Even though the discussion of the fixed initialization sequence constitutes a rigorous mathematical proof of its properties, there might be errors in the mathematical argument performed by humans. It would be better to verify the mathematical proof by an automated system. This issue of performing formal verification using such an automated system, e.g., Coq, is to be investigated. This will ensure the accuracy in all scenarios, provided that there are no errors in the formal verification tool.

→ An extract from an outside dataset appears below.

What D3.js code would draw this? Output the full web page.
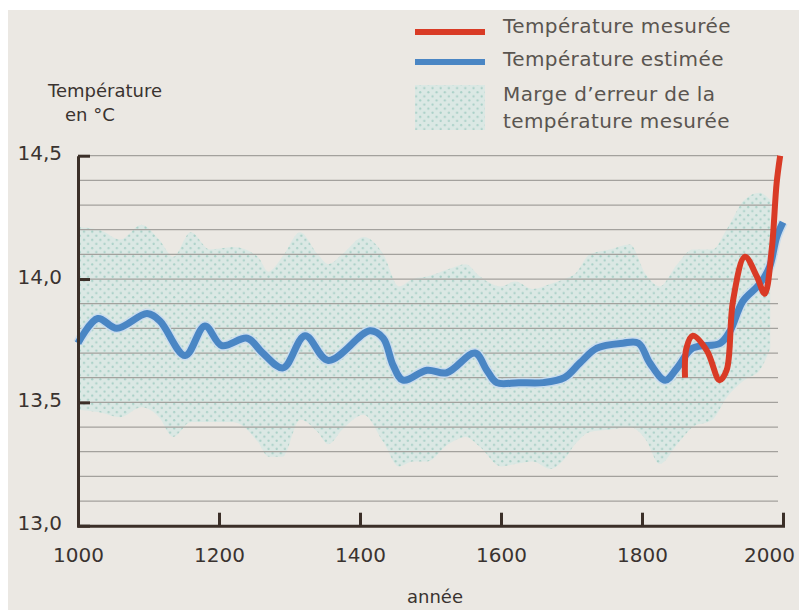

The mathematical background of the underlying algorithm, which shows that the relative error is bounded and does not increase significantly when inputs ‘xx’ or ‘yy’ approach zero, is worth exploring in more detail in the future. In the future study, performing both Lagrange remainder analysis, as well as Monte Carlo simulations to verify global stability to be considered.

The parallelism advantage of SN P systems is underexplored. The plan is to develop a parallel MUST-Adder in the future that has the potential to further improve computational efficiency.

The current paper presents the implementation of the Euclidean Distance in the context of HP/LP systems and biochips. The authors plan to explore about the methodology in other contexts, e.g., embedded systems. This will further demonstrate practical implications, e.g., latency/power metrics in embedded systems, and strengthen the case for real-world applicability.

Conclusion

We have introduced an algorithm that eliminates square root computation and improves the precision of an approximation from 41% to just 4%. As successive Newtonian iterations double the number of bits, this eliminates the need for two initial iterations. For example, a result with 16-bit precision can be obtained by just two iterations instead of four iterations. We implement the computation using HP/LP-neurons in P systems using System-C. Furthermore, a performance-optimized version of the approximation algorithm could be produced and also used in some applications such as automated driving assistance (ADA) systems and RSA (Rivest-Shamir-Adleman) cryptanalysis.